Member of the Virginia House of Burgesses representing Amelia County
- In office 1736-1740 Serving with Edward Booker
- Preceded by: position created
- Succeeded by: Samuel Cobb

Personal details
- Born: 1691 Charles City County, Colony of Virginia
- Died: late 1758 Amelia County Colony of Virginia
- Occupation: planter, politician

= Richard Jones (burgess) =

Richard Jones (circa 1691 – 1758) was a planter who represented Amelia County in the House of Burgesses (1734-1736). The eldest of four generations of related men sharing the same name who held local or legislative offices in Amelia or later Nottoway County.

==Early life==
Born circa 1688 or 1691 in the western part of Charles City County that became Prince George County in 1703. He was either a son or brother of Peter Jones (III), the third generation of traders of that name who founded Petersburg, then moved upstream on the Appomattox River to Amelia County where Peter Jones died in 1754. Peter Jones received land patents on the lower side of Deep Creek and Richard Jones on the upper side of Flatt Creek and south side of Buckskin Creek.

==Career==

On September 28, 1728 Richard Jones (then of Prince George County) patented (claimed) 337 acres on the Bush River in what in 1754 became Prince Edward County. The following year, Charles Winston patented another 252 acres in the same area, and Edward Booker of Henrico County slightly to the west received a grant of 2050 acres on both sides of Knibbs Creek and another 950 acres in 1732. Also in 1732, Samuel Cobbs (who would become Amelia County's first Clerk of Court and this man's legislative successor) received a grant of 2120 acres between Knibbs and Flat creeks. Thus, development proceeded in what had been the frontier upstream on the Appomattox and south of the James River.

After Virginia's legislature established Amelia County in 1735, Edward and Richard Booker, as well as their relative James Clark and Abraham Green (all from the county's Namozine area), became the first justices of the peace for the new County (the justices jointly also administering counties in that era). Soon this man, Wood Jones, Samuel Cobbs and prominent merchant Thomas Tabb, as well as Henry Anderson, William Booker, John Dawson, Abraham Cocke, George Walker, William Clement, Hezekiah Ford and William Archer also became local justices of the peace in Amelia County.

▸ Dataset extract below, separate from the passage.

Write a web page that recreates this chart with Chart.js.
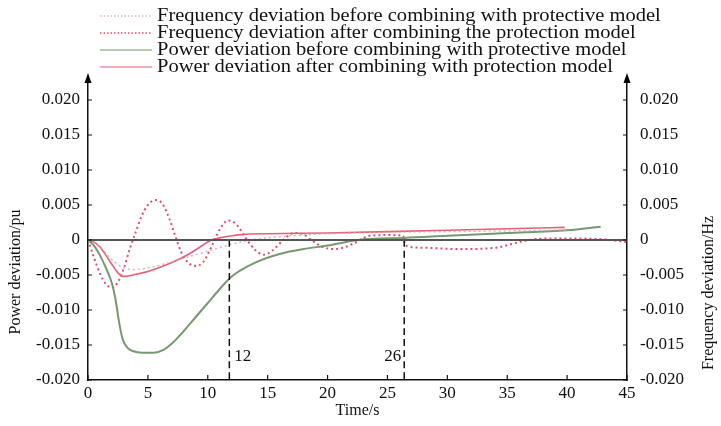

In the first legislative election, Amelia County voters elected Jones and fellow planter Edward Booker as their (part-time) representatives in the House of Burgesses in the 1736–1740 term. However, unlike Edward Booker, Jones was not re-elected. However, the election of Joseph Scott was declared void, and in the resulting new election, Samuel Cobbs was elected to sit alongside Booker.

==Personal life==

This Richard Jones married twice. His first wife Sarah Stratton (1688 or 1694 -1726), daughter of Edward and Martha Shippey Stratton bore three sons and two daughters who survived their father. Their included Richard (1718-1778), Peter (b. 1720-1799), Edward (1722-1759) and Daniel (1723-1772). Four of this man's daughters reached adulthood and married and received bequests in his will. They included two daughters by his first wife: Amy who had married Captain William Watson and after his death married Major Wood Jones (who would serve in the legislature); her sister Prudence Jones married Henry Ward. After his first wife's death, this Richard Jones remarried, to Margaret Goodrich. Their son Llewellyn Jones also survived his father, although Batte Jones died in 1758. Their daughter Rebecca married Rowland Ward; Martha married Peter Jones.

==Death and legacy==
This Richard Jones died late in 1758 after writing his last will and testament, which was admitted to probate in Amelia County on December 16, 1758. His son Richard Jones (1718-1778) and grandson (later Major) Richard Jones (1747-1817) were sheriff and undersheriff of Amelia County in 1768, One of those men joined Edward Jones and Peter Jones Jr. among the 67 signers of an Oath of Allegiance to the Commonwealth and the United States on August 23, 1777. This man's grandson Major Richard Jones served in the American Revolutionary War as well as married three times. That man's son from his second marriage (this man's great grandson) Capt. Richard Jones (1794-1852) became a prominent local lawyer as well as led the county militia in the War of 1812 and served as Commonwealth Attorney as well in the Virginia House of Delegates. (Other relatives serving as Commonwealth attorney included John W. Jones before him and John Epes Jones considerably after him.) Three surviving plantation houses are associated with colonial men named Richard Jones: Bellefonte (which had a race course), Windrow and the Poplars. The first born son of Major Richard Jones (elder half brother of Capt. Richard Jones) Dr. James Jones became a prominent physician as well as politician who represented Nottoway County in the Virginia House of Delegates as well as served in the U.S. House of Representatives.